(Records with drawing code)
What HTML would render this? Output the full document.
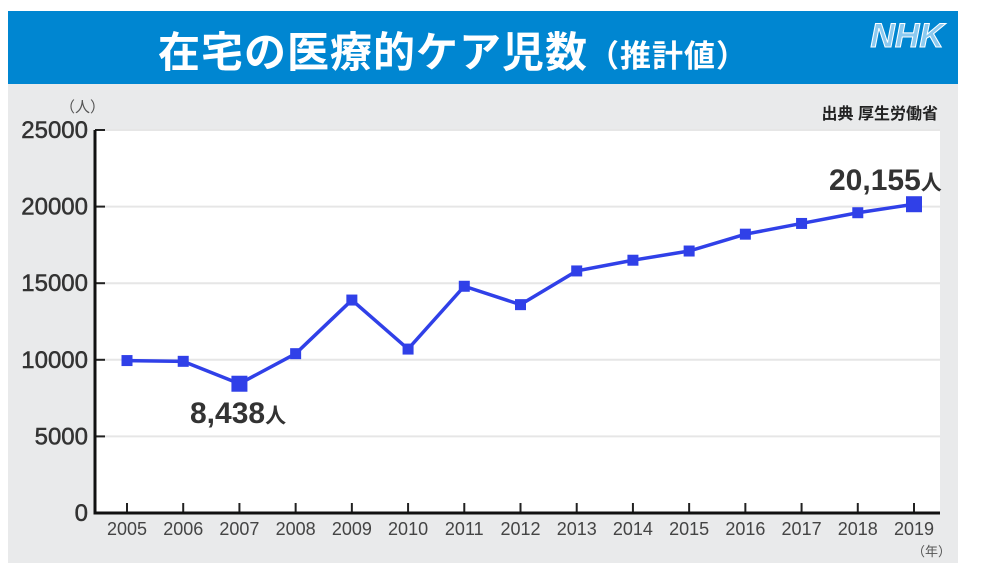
<!DOCTYPE html>
<html><head><meta charset="utf-8"><style>
body{margin:0;width:982px;height:583px;background:#fff;overflow:hidden;font-family:"Liberation Sans","Noto Sans CJK JP",sans-serif}
#hdr{position:absolute;left:8px;top:11px;width:950px;height:73px;background:#0086d1}
#title{position:absolute;left:0;width:890px;top:8px;text-align:center;color:#fff;font-size:42px;font-weight:bold;letter-spacing:1px}
#title small{font-size:31px}
#nhk{position:absolute;right:14px;top:6px;color:#8ccaf0;font-size:34px;font-weight:bold;font-style:italic;-webkit-text-stroke:1px #fff}
#bg{position:absolute;left:8px;top:84px;width:950px;height:479px;background:#e9eaeb}
</style></head><body>
<div id="hdr"><div id="title">在宅の医療的ケア児数<small>（推計値）</small></div><div id="nhk">NHK</div></div>
<div id="bg"></div>
<svg id="chart" width="982" height="583" style="position:absolute;left:0;top:0"></svg>
<script>
const years=["2005","2006","2007","2008","2009","2010","2011","2012","2013","2014","2015","2016","2017","2018","2019"];
const values=[9950,9900,8438,10400,13900,10700,14800,13600,15800,16500,17100,18200,18900,19600,20155];
const yTicks=[0,5000,10000,15000,20000,25000];
const NS="http://www.w3.org/2000/svg";
const svg=document.getElementById('chart');
const X0=95,X1=940,Y0=513,Y1=130;
function x(i){return 127+i*(914-127)/(years.length-1);}
function y(v){return Y0-(v/25000)*(Y0-Y1);}
function mk(t,a,p){const e=document.createElementNS(NS,t);for(const k in a)e.setAttribute(k,a[k]);(p||svg).appendChild(e);return e;}
const plot=mk('rect',{x:X0,y:Y1,width:X1-X0,height:Y0-Y1,fill:'#fff'});


yTicks.forEach(v=>{
  if(v>0){const g=mk('line',{x1:X0,x2:X1,y1:y(v),y2:y(v),stroke:'#e6e6e6','stroke-width':2});
  
  }
  const tk=mk('line',{x1:X0,x2:X0+10,y1:y(v),y2:y(v),stroke:'#222','stroke-width':2});
  
  
  const t=mk('text',{x:X0-7,y:y(v)+8,'text-anchor':'end','font-size':24,fill:'#333',stroke:'#333','stroke-width':0.5});
  t.textContent=v;
  
  
});
years.forEach((yr,i)=>{
  const tk=mk('line',{x1:x(i),x2:x(i),y1:Y0-10,y2:Y0,stroke:'#222','stroke-width':2});
  
  
  const t=mk('text',{x:x(i),y:Y0+22,'text-anchor':'middle','font-size':18,fill:'#444'});
  t.textContent=yr;
  
  
});
const ax=mk('path',{d:`M${X0} ${Y1}V${Y0}H${X1}`,stroke:'#111','stroke-width':3,fill:'none'});


const line=mk('polyline',{points:values.map((v,i)=>x(i)+','+y(v)).join(' '),fill:'none',stroke:'#3040e8','stroke-width':3.5});


values.forEach((v,i)=>{
  const big=(i===2||i===values.length-1);const s=big?16:11;
  const r=mk('rect',{x:x(i)-s/2,y:y(v)-s/2,width:s,height:s,fill:'#3040e8'});
  
  
});
function lbl(txt,px,py,name){const t=mk('text',{x:px,y:py,'font-size':30,fill:'#333','font-weight':'bold'});t.innerHTML=txt+'<tspan font-size="21">人</tspan>';

}
lbl(values[2].toLocaleString('en-US'),190,423,'label-2007');
lbl(values[14].toLocaleString('en-US'),829,190,'label-2019');
const u=mk('text',{x:60,y:112,'font-size':15,fill:'#555'});u.textContent='（人）';


const yu=mk('text',{x:912,y:556,'font-size':13,fill:'#555'});yu.textContent='（年）';


const src=mk('text',{x:938,y:119,'text-anchor':'end','font-size':16,fill:'#222','font-weight':'bold'});src.textContent='出典 厚生労働省';


</script>
</body></html>
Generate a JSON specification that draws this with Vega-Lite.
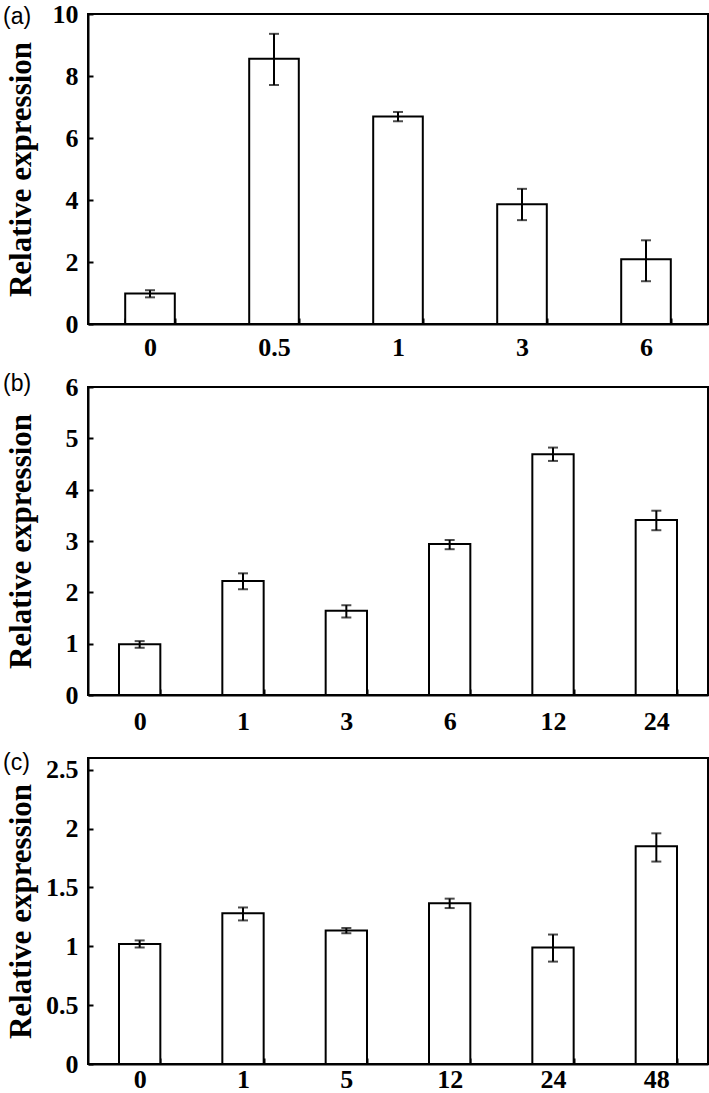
{
  "$schema": "https://vega.github.io/schema/vega-lite/v6.json",
  "padding": {"left": 2, "top": 0, "right": 2, "bottom": 0},
  "background": "white",
  "bounds": "flush",
  "spacing": 63,
  "config": {
    "view": {"stroke": "black", "strokeWidth": 2},
    "axis": {
      "domainColor": "black", "domainWidth": 2, "tickColor": "black", "tickWidth": 2,
      "labelFont": "Liberation Serif", "labelFontWeight": "bold", "labelFontSize": 26, "labelColor": "black",
      "titleFont": "Liberation Serif", "titleFontWeight": "bold", "titleFontSize": 31, "titleColor": "black",
      "grid": false
    },
    "axisX": {"labelAngle": 0, "tickBand": "extent", "tickSize": -6, "labelPadding": 18, "title": null},
    "axisY": {"tickSize": -5, "labelPadding": 15, "titleX": -51, "format": "~r"},
    "title": {"font": "Liberation Sans", "fontSize": 23, "fontWeight": "normal", "anchor": "start", "frame": "group", "color": "black"}
  },
  "datasets": {
    "a": [
      {"t": "0", "mean": 0.98, "lo": 0.86, "hi": 1.09},
      {"t": "0.5", "mean": 8.56, "lo": 7.71, "hi": 9.36},
      {"t": "1", "mean": 6.69, "lo": 6.54, "hi": 6.84},
      {"t": "3", "mean": 3.86, "lo": 3.35, "hi": 4.36},
      {"t": "6", "mean": 2.09, "lo": 1.38, "hi": 2.70}
    ],
    "b": [
      {"t": "0", "mean": 0.99, "lo": 0.92, "hi": 1.05},
      {"t": "1", "mean": 2.22, "lo": 2.06, "hi": 2.37},
      {"t": "3", "mean": 1.64, "lo": 1.51, "hi": 1.75},
      {"t": "6", "mean": 2.94, "lo": 2.84, "hi": 3.02},
      {"t": "12", "mean": 4.69, "lo": 4.56, "hi": 4.82},
      {"t": "24", "mean": 3.41, "lo": 3.21, "hi": 3.59}
    ],
    "c": [
      {"t": "0", "mean": 1.02, "lo": 0.99, "hi": 1.05},
      {"t": "1", "mean": 1.28, "lo": 1.22, "hi": 1.33},
      {"t": "5", "mean": 1.135, "lo": 1.11, "hi": 1.155},
      {"t": "12", "mean": 1.365, "lo": 1.325, "hi": 1.405},
      {"t": "24", "mean": 0.99, "lo": 0.87, "hi": 1.10},
      {"t": "48", "mean": 1.85, "lo": 1.72, "hi": 1.96}
    ]
  },
  "resolve": {"scale": {"x": "independent", "y": "independent"}},
  "vconcat": [
    {
      "width": 620, "height": 310,
      "title": {"text": "(a)", "dx": -85, "offset": -28},
      "data": {"name": "a"},
      "encoding": {"x": {"field": "t", "type": "nominal", "sort": null, "scale": {"paddingInner": 0.6, "paddingOuter": 0.3}, "axis": {"labelPadding": 16}}},
      "layer": [
        {"mark": {"type": "bar", "fill": "white", "stroke": "black", "strokeWidth": 2},
         "encoding": {"y": {"field": "mean", "type": "quantitative", "title": "Relative expression", "scale": {"domain": [0, 10]}, "axis": {"values": [0, 2, 4, 6, 8, 10]}}}},
        {"mark": {"type": "errorbar", "ticks": {"size": 10}, "thickness": 2, "color": "black"},
         "encoding": {"y": {"field": "lo", "type": "quantitative", "title": "Relative expression"}, "y2": {"field": "hi"}}}
      ]
    },
    {
      "width": 620, "height": 308,
      "title": {"text": "(b)", "dx": -85, "offset": -22},
      "data": {"name": "b"},
      "encoding": {"x": {"field": "t", "type": "nominal", "sort": null, "scale": {"paddingInner": 0.6, "paddingOuter": 0.3}, "axis": {"labelPadding": 19}}},
      "layer": [
        {"mark": {"type": "bar", "fill": "white", "stroke": "black", "strokeWidth": 2},
         "encoding": {"y": {"field": "mean", "type": "quantitative", "title": "Relative expression", "scale": {"domain": [0, 6]}, "axis": {"values": [0, 1, 2, 3, 4, 5, 6]}}}},
        {"mark": {"type": "errorbar", "ticks": {"size": 10}, "thickness": 2, "color": "black"},
         "encoding": {"y": {"field": "lo", "type": "quantitative", "title": "Relative expression"}, "y2": {"field": "hi"}}}
      ]
    },
    {
      "width": 620, "height": 306,
      "title": {"text": "(c)", "dx": -85, "offset": -18},
      "data": {"name": "c"},
      "encoding": {"x": {"field": "t", "type": "nominal", "sort": null, "scale": {"paddingInner": 0.6, "paddingOuter": 0.3}, "axis": {"labelPadding": 8}}},
      "layer": [
        {"mark": {"type": "bar", "fill": "white", "stroke": "black", "strokeWidth": 2},
         "encoding": {"y": {"field": "mean", "type": "quantitative", "title": "Relative expression", "scale": {"domain": [0, 2.5]}, "axis": {"values": [0, 0.5, 1, 1.5, 2, 2.5]}}}},
        {"mark": {"type": "errorbar", "ticks": {"size": 10}, "thickness": 2, "color": "black"},
         "encoding": {"y": {"field": "lo", "type": "quantitative", "title": "Relative expression"}, "y2": {"field": "hi"}}}
      ]
    }
  ]
}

Goal
Please transcribe, word for word, every line from the first line of the records above through the line containing "t.textContent=v;", and leave out any pictures.

Task solution
What HTML would render this? Output the full document.
<!DOCTYPE html>
<html><head><meta charset="utf-8"><style>
body{margin:0;width:982px;height:583px;background:#fff;overflow:hidden;font-family:"Liberation Sans","Noto Sans CJK JP",sans-serif}
#hdr{position:absolute;left:8px;top:11px;width:950px;height:73px;background:#0086d1}
#title{position:absolute;left:0;width:890px;top:8px;text-align:center;color:#fff;font-size:42px;font-weight:bold;letter-spacing:1px}
#title small{font-size:31px}
#nhk{position:absolute;right:14px;top:6px;color:#8ccaf0;font-size:34px;font-weight:bold;font-style:italic;-webkit-text-stroke:1px #fff}
#bg{position:absolute;left:8px;top:84px;width:950px;height:479px;background:#e9eaeb}
</style></head><body>
<div id="hdr"><div id="title">在宅の医療的ケア児数<small>（推計値）</small></div><div id="nhk">NHK</div></div>
<div id="bg"></div>
<svg id="chart" width="982" height="583" style="position:absolute;left:0;top:0"></svg>
<script>
const years=["2005","2006","2007","2008","2009","2010","2011","2012","2013","2014","2015","2016","2017","2018","2019"];
const values=[9950,9900,8438,10400,13900,10700,14800,13600,15800,16500,17100,18200,18900,19600,20155];
const yTicks=[0,5000,10000,15000,20000,25000];
const NS="http://www.w3.org/2000/svg";
const svg=document.getElementById('chart');
const X0=95,X1=940,Y0=513,Y1=130;
function x(i){return 127+i*(914-127)/(years.length-1);}
function y(v){return Y0-(v/25000)*(Y0-Y1);}
function mk(t,a,p){const e=document.createElementNS(NS,t);for(const k in a)e.setAttribute(k,a[k]);(p||svg).appendChild(e);return e;}
const plot=mk('rect',{x:X0,y:Y1,width:X1-X0,height:Y0-Y1,fill:'#fff'});


yTicks.forEach(v=>{
  if(v>0){const g=mk('line',{x1:X0,x2:X1,y1:y(v),y2:y(v),stroke:'#e6e6e6','stroke-width':2});
  
  }
  const tk=mk('line',{x1:X0,x2:X0+10,y1:y(v),y2:y(v),stroke:'#222','stroke-width':2});
  
  
  const t=mk('text',{x:X0-7,y:y(v)+8,'text-anchor':'end','font-size':24,fill:'#333',stroke:'#333','stroke-width':0.5});
  t.textContent=v;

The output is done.